By Ralph Koerner
I attended the Ramona Community Planning Group meeting last Wednesday because the advertised subject of the meeting was a plan for revamping the intersection at SR-67 and Dye/Highland Valley.
That intersection is of interest to me at several levels. I must use it frequently and, even though I am retired, too often that use is during the morning and evening commute intervals, 6 to 8:30 a.m. and 4 to 6:30 p.m. respectively. During those intervals, that intersection qualifies as the “intersection from hell.”
Delays there caused by traffic density regularly extend to six or eight minutes, and on occasion even go to 10 minutes. I can only sympathize with the working people who must tolerate that waste of their time every day.

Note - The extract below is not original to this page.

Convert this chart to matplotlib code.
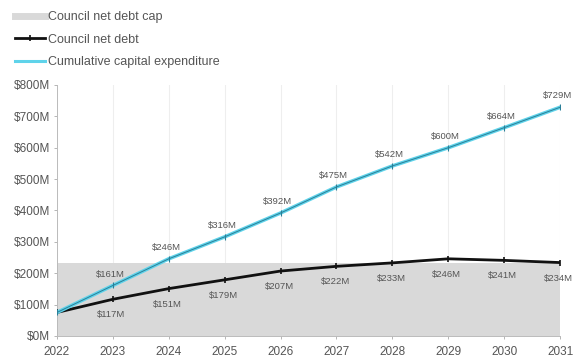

The second reason I was interested is that the signal there is “fully actuated,” meaning it responds to the time needs of every traffic movement (left turn, through, etc.). It does so by means of inductive loop vehicle detectors buried in every lane of every approach that supply real-time traffic information to a smart computerized controller that manages the traffic signals.
My business prior to retirement was manufacturing and selling loop detectors. I hold several patents on the loop detectors. Because of my background, it has been particularly distressing to me to see this very nice modern implementation of traffic control do such a lousy job.
Pleased that the planning group was going to address the issue, I set about to gather data in case I could offer something at the meeting. I spend a fair number of hours measuring and recording signal intervals and counting traffic. My conclusion was that the detectors and controller were functioning correctly. I do suspect, though, that a careful timing and vehicle count analysis by Caltrans might provide some near term throughput improvement, but certainly the obvious and overarching problem is too few lanes for too many vehicles.
At the meeting I met Carl Hickman, a traffic engineer by profession, who gave a well-prepared and presented proposal for improving the intersection. Gratifyingly, he concluded, as I had, that the left-turn pockets at Dye/Highland should have two lanes and that two through lanes in each direction are required at SR-67.
In addition, though, he surprised me with the recommendation that there be an additional traffic signal at Mussey Grade that is intelligently synchronized with the one at Dye/Highland. His argument for the latter was the interference in flow caused by frequent left-turning traffic onto and off Mussey Grade. In addition, he pointed out that those turning vehicles should have a protected interval to safely execute their turn.
Nobody wants more traffic signals in Ramona, and of course signals are expensive, but Mr. Hickman’s logic rang a bell with me. When watching the eastbound traffic on SR-67, I had noted surprising random, and at that time unexplained, gaps in the otherwise regular traffic flow. Those gaps resulted in significant throughput reduction.
The day after the meeting, I spent time during evening commute at Mussey Grade to confirm the cause of the gaps. Indeed, there were many and frequent left turns onto and off Mussey Grade and they did stall the long platoon of eastbound traffic. Clearly, to derive full benefit from the improved intersection at Dye/Highland, a second intelligently coupled signal is required at Mussey Grade. That signal would communicate with the signal at Dye/Highland to permit Mussey Grade left turns at intervals that do not interfere with platoon flow at Dye/Highland.
At the planning group meeting, there was general agreement regarding the proposal to add lanes at SR-67 and at Dye/Highland, but there was doubt and much debate about the need for the second signal at Mussey Grade. Unfortunately that debate led to a delay of the decision to adopt Mr. Hickman’s plan.
I am firmly convinced that the second signal is required and that the full plan as presented should be adopted by the board. I hope Ramonans will coalesce in a strong movement supporting Mr. Hickman’s very well thought through proposal.
The fiasco of wasted time and frustration we see at that intersection every day is truly unacceptable.
Ralph Koerner is a 30-year Ramona resident.